### TASK TO CARRY OUT
Copy nothing but the stretch that opens with the line containing "Write the Chart.js code for this chart." and closes with the line containing "const fonte = '26px". Keep pictures out.

### Dataset rows
::::
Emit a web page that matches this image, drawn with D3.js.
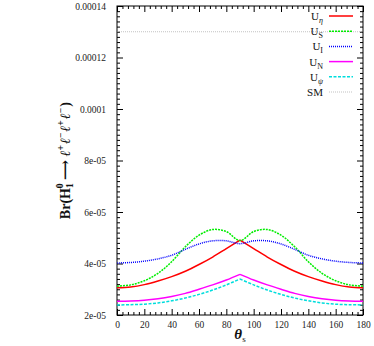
<!DOCTYPE html>
<html>
<head>
<meta charset="utf-8">
<script src="https://cdn.jsdelivr.net/npm/d3@7"></script>
<style>
  body { margin: 0; background: #fff; }
  svg text { font-family: "Liberation Serif", "DejaVu Serif", serif !important; }
</style>
</head>
<body>
<div id="chart"></div>
<script>
// theta_s in degrees
let thetas = [0, 10, 20, 30, 40, 50, 60, 70, 80, 90, 100, 110, 120, 130, 140, 150, 160, 170, 180];

// branching ratios
let uEta = [3.06e-5, 3.09e-5, 3.18e-5, 3.32e-5, 3.49e-5, 3.70e-5, 3.96e-5, 4.25e-5, 4.58e-5, 4.91e-5,
            4.58e-5, 4.25e-5, 3.96e-5, 3.70e-5, 3.49e-5, 3.32e-5, 3.18e-5, 3.09e-5, 3.06e-5];
let uS = [3.12e-5, 3.17e-5, 3.33e-5, 3.62e-5, 4.07e-5, 4.65e-5, 5.10e-5, 5.32e-5, 5.24e-5, 4.89e-5,
          5.24e-5, 5.32e-5, 5.10e-5, 4.65e-5, 4.07e-5, 3.62e-5, 3.33e-5, 3.17e-5, 3.12e-5];
let uI = [4.02e-5, 4.04e-5, 4.09e-5, 4.18e-5, 4.32e-5, 4.55e-5, 4.76e-5, 4.88e-5, 4.88e-5, 4.77e-5,
          4.88e-5, 4.88e-5, 4.76e-5, 4.55e-5, 4.32e-5, 4.18e-5, 4.09e-5, 4.04e-5, 4.02e-5];
let uN = [2.53e-5, 2.54e-5, 2.57e-5, 2.63e-5, 2.72e-5, 2.84e-5, 3.00e-5, 3.17e-5, 3.36e-5, 3.58e-5,
          3.36e-5, 3.17e-5, 3.00e-5, 2.84e-5, 2.72e-5, 2.63e-5, 2.57e-5, 2.54e-5, 2.53e-5];
let uPsi = [2.39e-5, 2.40e-5, 2.42e-5, 2.47e-5, 2.55e-5, 2.66e-5, 2.80e-5, 2.97e-5, 3.17e-5, 3.40e-5,
            3.17e-5, 2.97e-5, 2.80e-5, 2.66e-5, 2.55e-5, 2.47e-5, 2.42e-5, 2.40e-5, 2.39e-5];
let smBr = 1.3e-4;

let xTicks = [0, 20, 40, 60, 80, 100, 120, 140, 160, 180];
let yTicks = [2e-5, 4e-5, 6e-5, 8e-5, 1e-4, 1.2e-4, 1.4e-4];
let yTickLabels = ["2e-05", "4e-05", "6e-05", "8e-05", "0.0001", "0.00012", "0.00014"];

let svgWidth = 374;
let svgHeight = 346;
let chartMargin = { top: 6, right: 11, bottom: 31, left: 117 };
let chartWidth = svgWidth - chartMargin.left - chartMargin.right;
let chartHeight = svgHeight - chartMargin.top - chartMargin.bottom;

let svg = d3.select("#chart").append("svg")
    .attr("width", svgWidth)
    .attr("height", svgHeight);

let chartGroup = svg.append("g")
    .attr("transform", `translate(${chartMargin.left}, ${chartMargin.top})`);

let xScale = d3.scaleLinear().domain([0, 180]).range([0, chartWidth]);
let yScale = d3.scaleLinear().domain([2e-5, 1.4e-4]).range([chartHeight, 0]);

// minor ticks
let xMinor = d3.range(0, 181, 4).filter(v => v % 20 !== 0);
let yMinor = d3.range(0, 61).map(i => 2e-5 + i * 2e-6).filter((v, i) => i % 10 !== 0);

function styleAxis(g) {
    g.attr("font-family", null);
    g.select(".domain").remove();
    g.selectAll("line").attr("stroke", "#000").attr("stroke-width", 1);
    g.selectAll("text").attr("fill", "#222").style("font-size", "9.5px");
}

chartGroup.append("g")
    .attr("transform", `translate(0, ${chartHeight})`)
    .call(d3.axisBottom(xScale).tickValues(xTicks).tickSize(-6).tickPadding(6).tickFormat(d3.format("d")))
    .call(styleAxis);
chartGroup.append("g")
    .attr("transform", `translate(0, ${chartHeight})`)
    .call(d3.axisBottom(xScale).tickValues(xMinor).tickSize(-3).tickFormat(""))
    .call(styleAxis);
chartGroup.append("g")
    .call(d3.axisTop(xScale).tickValues(xTicks).tickSize(-6).tickFormat(""))
    .call(styleAxis);
chartGroup.append("g")
    .call(d3.axisTop(xScale).tickValues(xMinor).tickSize(-3).tickFormat(""))
    .call(styleAxis);

chartGroup.append("g")
    .call(d3.axisLeft(yScale).tickValues(yTicks).tickSize(-6).tickPadding(11)
        .tickFormat((d, i) => yTickLabels[i]))
    .call(styleAxis);
chartGroup.append("g")
    .call(d3.axisLeft(yScale).tickValues(yMinor).tickSize(-3).tickFormat(""))
    .call(styleAxis);
chartGroup.append("g")
    .attr("transform", `translate(${chartWidth}, 0)`)
    .call(d3.axisRight(yScale).tickValues(yTicks).tickSize(-6).tickFormat(""))
    .call(styleAxis);
chartGroup.append("g")
    .attr("transform", `translate(${chartWidth}, 0)`)
    .call(d3.axisRight(yScale).tickValues(yMinor).tickSize(-3).tickFormat(""))
    .call(styleAxis);

chartGroup.append("rect")
    .attr("width", chartWidth)
    .attr("height", chartHeight)
    .attr("fill", "none")
    .attr("stroke", "#000")
    .attr("stroke-width", 1);

let seriesList = [
    { name: "η", values: uEta, color: "#ff0000", dash: null, cusp: true },
    { name: "S", values: uS, color: "#00ee00", dash: "2,1", cusp: false },
    { name: "I", values: uI, color: "#0000ff", dash: "1,1", cusp: false },
    { name: "N", values: uN, color: "#ff00ff", dash: null, cusp: true },
    { name: "ψ", values: uPsi, color: "#00dddd", dash: "3,1.5", cusp: true }
];

let smoothLine = d3.line()
    .x(d => xScale(d[0]))
    .y(d => yScale(d[1]))
    .curve(d3.curveCatmullRom.alpha(0.5));

// SM reference line
chartGroup.append("line")
    .attr("x1", xScale(0)).attr("x2", xScale(180))
    .attr("y1", yScale(smBr)).attr("y2", yScale(smBr))
    .attr("stroke", "#999")
    .attr("stroke-width", 0.6)
    .attr("stroke-dasharray", "1,1");

seriesList.forEach(function(s) {
    let pts = thetas.map((t, i) => [t, s.values[i]]);
    // curves with a kink at 90 are drawn in two halves
    let parts = s.cusp ? [pts.filter(p => p[0] <= 90), pts.filter(p => p[0] >= 90)] : [pts];
    parts.forEach(function(part) {
        chartGroup.append("path")
            .datum(part)
            .attr("d", smoothLine)
            .attr("fill", "none")
            .attr("stroke", s.color)
            .attr("stroke-width", 1.5)
            .attr("stroke-dasharray", s.dash);
    });
});

// legend
let legend = svg.append("g");
let legendItems = seriesList.map(s => ({ sub: s.name, color: s.color, dash: s.dash, width: 1.5 }));
legendItems.push({ sub: null, color: "#999", dash: "1,1", width: 0.6 });

legendItems.forEach(function(item, i) {
    let ly = 16 + i * 15.2;
    legend.append("line")
        .attr("x1", 329).attr("x2", 353)
        .attr("y1", ly).attr("y2", ly)
        .attr("stroke", item.color)
        .attr("stroke-width", item.width)
        .attr("stroke-dasharray", item.dash);
    let t = legend.append("text")
        .attr("x", 323)
        .attr("y", ly + 4)
        .attr("text-anchor", "end")
        .style("font-size", "11px")
        .attr("fill", "#111");
    if (item.sub) {
        t.append("tspan").text("U");
        t.append("tspan")
            .attr("dy", 3)
            .style("font-size", "8px")
            .style("font-style", item.sub === "η" || item.sub === "ψ" ? "italic" : "normal")
            .text(item.sub);
    } else {
        t.text("SM");
    }
});

// x label
let xLabel = svg.append("text")
    .attr("x", chartMargin.left + chartWidth / 2)
    .attr("y", 339)
    .attr("text-anchor", "middle")
    .attr("fill", "#111");
xLabel.append("tspan")
    .style("font-size", "15px")
    .style("font-weight", "bold")
    .style("font-style", "italic")
    .text("θ");
xLabel.append("tspan")
    .attr("dy", 3)
    .style("font-size", "9px")
    .text("s");

// y label, built left to right then centred on the plot
let yLabelG = svg.append("g");
let yLabel = yLabelG.append("text")
    .attr("x", 0)
    .attr("y", 0)
    .attr("fill", "#111")
    .style("font-size", "14px")
    .style("font-weight", "bold");
yLabel.append("tspan").text("Br(H");
yLabel.append("tspan").attr("dy", 3).style("font-size", "9.5px").text("1");
yLabel.append("tspan").attr("dy", -10).attr("dx", -5).style("font-size", "9.5px").text("0");
yLabel.append("tspan").attr("dy", 7).text("\u00A0⟶\u00A0");
["+", "−", "+", "−"].forEach(function(sign, i) {
    yLabel.append("tspan")
        .attr("dx", i === 0 ? 0 : 1)
        .attr("dy", i === 0 ? 0 : 6)
        .style("font-style", "italic")
        .text("ℓ");
    yLabel.append("tspan").attr("dy", -6).style("font-size", "9.5px").text(sign);
});
yLabel.append("tspan").attr("dx", 1).attr("dy", 6).text(")");

let bb = yLabel.node().getBBox();
yLabelG.attr("transform",
    `translate(66, ${chartMargin.top + chartHeight / 2}) rotate(-90) translate(${-bb.x - bb.width / 2}, ${-bb.y - bb.height / 2 - 1})`);
</script>
</body>
</html>
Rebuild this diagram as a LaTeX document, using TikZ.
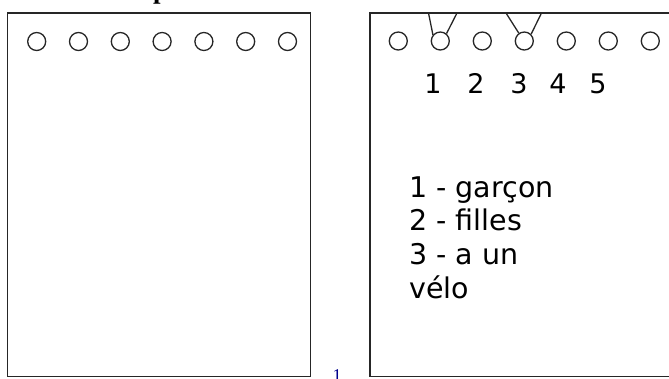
\documentclass[tikz,border=0pt]{standalone}
\usepackage{fontspec}
\setmainfont{Liberation Serif}
\setsansfont{DejaVu Sans}
\usepackage{xcolor}
\usetikzlibrary{positioning}
\definecolor{linkblue}{rgb}{0.00,0.00,0.55}

\begin{document}
\begin{tikzpicture}[x=1pt, y=-1pt,
      card/.style={draw=black!85, line width=1.8pt},
      hole/.style={draw=black!85, circle, line width=1.3pt,
                   minimum size=18pt, inner sep=0pt},
      notch/.style={draw=black!85, line width=1.3pt},
      num/.style={font=\sffamily\fontsize{27}{27}\selectfont, inner sep=0pt,
                  anchor=base},
      note/.style={font=\sffamily\fontsize{28.5}{33}\selectfont,
                   inner sep=0pt, anchor=base west},
      ttl/.style={font=\bfseries\fontsize{27}{27}\selectfont, inner sep=0pt}
  ]
    \useasboundingbox (0,0) rectangle (669,378);
    \clip (0,0) rectangle (669,378);
    % title, cut at the top
    \node[ttl, anchor=base west] (title) at (30,-2) {Les cartes perforées :};
    % left card
    \draw[card] (7.5,13) rectangle (310.5,376.5);
    \node[hole] (l1) at (36.7,41.5) {};
    \node[hole, right=22.5pt of l1] (l2) {};
    \node[hole, right=22.5pt of l2] (l3) {};
    \node[hole, right=22.5pt of l3] (l4) {};
    \node[hole, right=22.5pt of l4] (l5) {};
    \node[hole, right=22.5pt of l5] (l6) {};
    \node[hole, right=22.5pt of l6] (l7) {};
    % right card
    \draw[card] (370,13) rectangle (690,376.5);
    \node[hole] (r1) at (398.3,41) {};
    \node[hole, right=22.7pt of r1] (r2) {};
    \node[hole, right=22.7pt of r2] (r3) {};
    \node[hole, right=22.7pt of r3] (r4) {};
    \node[hole, right=22.7pt of r4] (r5) {};
    \node[hole, right=22.7pt of r5] (r6) {};
    \node[hole, right=22.7pt of r6] (r7) {};
    % notches
    \coordinate (t2a) at (428.5,13);
    \coordinate (t2b) at (457,13);
    \coordinate (t4a) at (506,13);
    \coordinate (t4b) at (541.5,13);
    \draw[notch] (r2.140) -- (t2a);
    \draw[notch] (r2.50) -- (t2b);
    \draw[notch] (r4.125) -- (t4a);
    \draw[notch] (r4.45) -- (t4b);
    % numbers
    \node[num] (n1) at (433,93) {1};
    \node[num] (n2) at (476,93) {2};
    \node[num] (n3) at (519,93) {3};
    \node[num] (n4) at (558,93) {4};
    \node[num] (n5) at (598,93) {5};
    % legend
    \node[note] (g1) at (409,197) {1 - garçon};
    \node[note] (g2) at (409,230.7) {2 - filles};
    \node[note] (g3) at (409,264.3) {3 - a un};
    \node[note] (g4) at (409,298) {vélo};
    \node[font=\fontsize{18}{18}\selectfont, text=linkblue, anchor=north,
          inner sep=0pt] (foot) at (337,369) {1};
  \end{tikzpicture}
\end{document}
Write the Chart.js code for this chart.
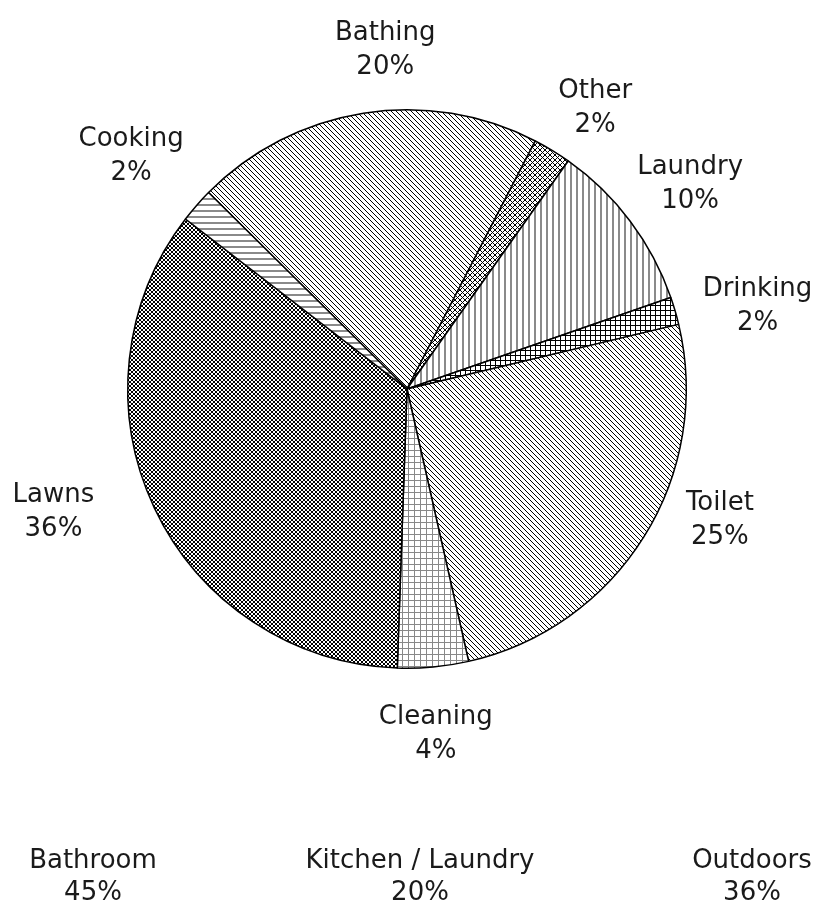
<!DOCTYPE html>
<html>
<head>
<meta charset="utf-8">
<script src="https://cdn.jsdelivr.net/npm/chart.js@4"></script>
<style>
  body { margin: 0; background: #fff; }
  canvas { display: block; }
</style>
</head>
<body>
<canvas id="graficoPizza" width="818" height="905"></canvas>
<script>
// Dados do gráfico
const categorias = ['Bathing', 'Other', 'Laundry', 'Drinking', 'Toilet', 'Cleaning', 'Lawns', 'Cooking'];
const valores = [20.2, 2.2, 9.9, 1.6, 25.2, 4.1, 34.9, 2.0];
const rotulosPct = ['20%', '2%', '10%', '2%', '25%', '4%', '36%', '2%'];
const grupos = ['Bathroom', 'Kitchen / Laundry', 'Outdoors'];
const gruposPct = ['45%', '20%', '36%'];

const fonte = '26px "DejaVu Sans"';

// Cria um padrão de hachura a partir de um ladrilho pequeno
function hachura(ctx, tam, desenhar) {
  const c = document.createElement('canvas');
  c.width = tam;
  c.height = tam;
  const g = c.getContext('2d');
  g.fillStyle = '#fff';
  g.fillRect(0, 0, tam, tam);
  desenhar(g, tam);
  return ctx.createPattern(c, 'repeat');
}

function diagonal(g, t) {
  g.fillStyle = '#000';
  for (let i = 0; i < t; i++) g.fillRect(i, i, 1, 1);
}
function xis(g, t) {
  g.fillStyle = '#000';
  for (let i = 0; i < t; i++) {
    g.fillRect(i, i, 1, 1);
    g.fillRect(t - 1 - i, i, 1, 1);
  }
}
function grade(cor, larg) {
  return function (g, t) {
    g.fillStyle = cor;
    g.fillRect(0, 0, t, larg);
    g.fillRect(0, 0, larg, t);
  };
}
function verticais(g, t) {
  g.fillStyle = '#8a8a8a';
  g.fillRect(0, 0, 2, t);
}
function horizontais(g, t) {
  g.fillStyle = '#8a8a8a';
  g.fillRect(0, 0, t, 2);
}

const canvas = document.getElementById('graficoPizza');
const ctx = canvas.getContext('2d');

const padroes = [
  hachura(ctx, 5, diagonal),          // Bathing
  hachura(ctx, 5, xis),               // Other
  hachura(ctx, 6, verticais),         // Laundry
  hachura(ctx, 5, grade('#000', 1)),  // Drinking
  hachura(ctx, 5, diagonal),          // Toilet
  hachura(ctx, 6, grade('#888', 1)),  // Cleaning
  hachura(ctx, 4, xis),               // Lawns
  hachura(ctx, 6, horizontais)        // Cooking
];

// Ajuste fino de posição dos rótulos (graus, distância além do raio)
const ajusteRotulos = [
  [5.3, 60], [2.5, 59], [1.1, 70], [2.9, 81],
  [-9.2, 60], [0.6, 67], [6.1, 95], [-0.9, 82]
];

const rotulosPlugin = {
  id: 'rotulos',
  afterDatasetsDraw(chart) {
    const c = chart.ctx;
    const meta = chart.getDatasetMeta(0);
    c.save();
    c.font = fonte;
    c.fillStyle = '#1a1a1a';
    c.textAlign = 'center';
    c.textBaseline = 'middle';
    meta.data.forEach((arco, i) => {
      const p = arco.getProps(['x', 'y', 'startAngle', 'endAngle', 'outerRadius'], true);
      const meio = (p.startAngle + p.endAngle) / 2 + ajusteRotulos[i][0] * Math.PI / 180;
      const d = p.outerRadius + ajusteRotulos[i][1];
      const x = p.x + Math.cos(meio) * d;
      const y = p.y + Math.sin(meio) * d;
      c.fillText(categorias[i], x, y - 17);
      c.fillText(rotulosPct[i], x, y + 17);
    });
    // Totais por grupo no rodapé
    const xs = [93, 420, 752];
    grupos.forEach((g, i) => {
      c.fillText(g, xs[i], 861);
      c.fillText(gruposPct[i], xs[i], 893);
    });
    c.restore();
  }
};

new Chart(ctx, {
  type: 'pie',
  data: {
    labels: categorias,
    datasets: [{
      data: valores,
      backgroundColor: padroes,
      borderColor: '#000',
      borderWidth: 1.5,
      hoverOffset: 0
    }]
  },
  options: {
    responsive: false,
    animation: false,
    rotation: -45.3,
    layout: { padding: { left: 127, right: 131, top: 109, bottom: 236 } },
    plugins: {
      legend: { display: false },
      tooltip: { enabled: false }
    }
  },
  plugins: [rotulosPlugin]
});
</script>
</body>
</html>
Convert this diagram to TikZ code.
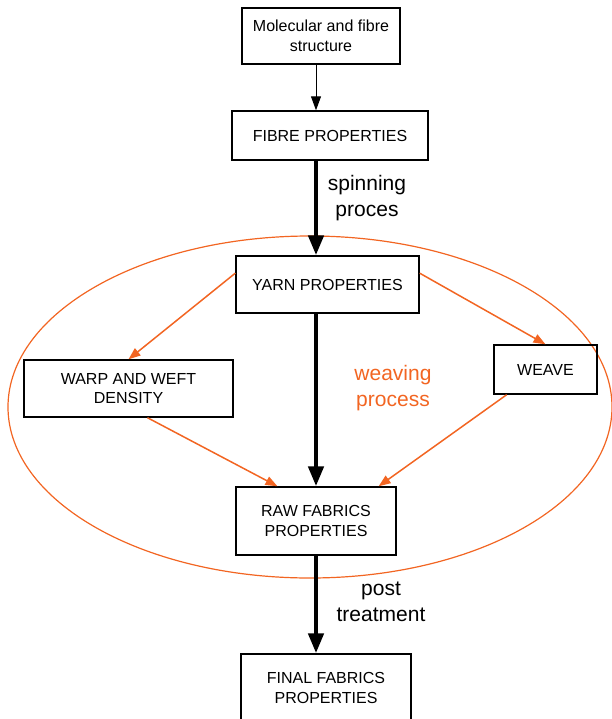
::::
### COMPLETED EXERCISE
Write the Chart.js code for this chart.
<!DOCTYPE html>
<html>
<head>
<meta charset="utf-8">
<script src="https://cdn.jsdelivr.net/npm/chart.js@4"></script>
<style>
  body { margin: 0; background: #fff; }
  canvas { display: block; }
</style>
</head>
<body>
<canvas id="graficoPizza" width="818" height="905"></canvas>
<script>
// Dados do gráfico
const categorias = ['Bathing', 'Other', 'Laundry', 'Drinking', 'Toilet', 'Cleaning', 'Lawns', 'Cooking'];
const valores = [20.2, 2.2, 9.9, 1.6, 25.2, 4.1, 34.9, 2.0];
const rotulosPct = ['20%', '2%', '10%', '2%', '25%', '4%', '36%', '2%'];
const grupos = ['Bathroom', 'Kitchen / Laundry', 'Outdoors'];
const gruposPct = ['45%', '20%', '36%'];

const fonte = '26px "DejaVu Sans"';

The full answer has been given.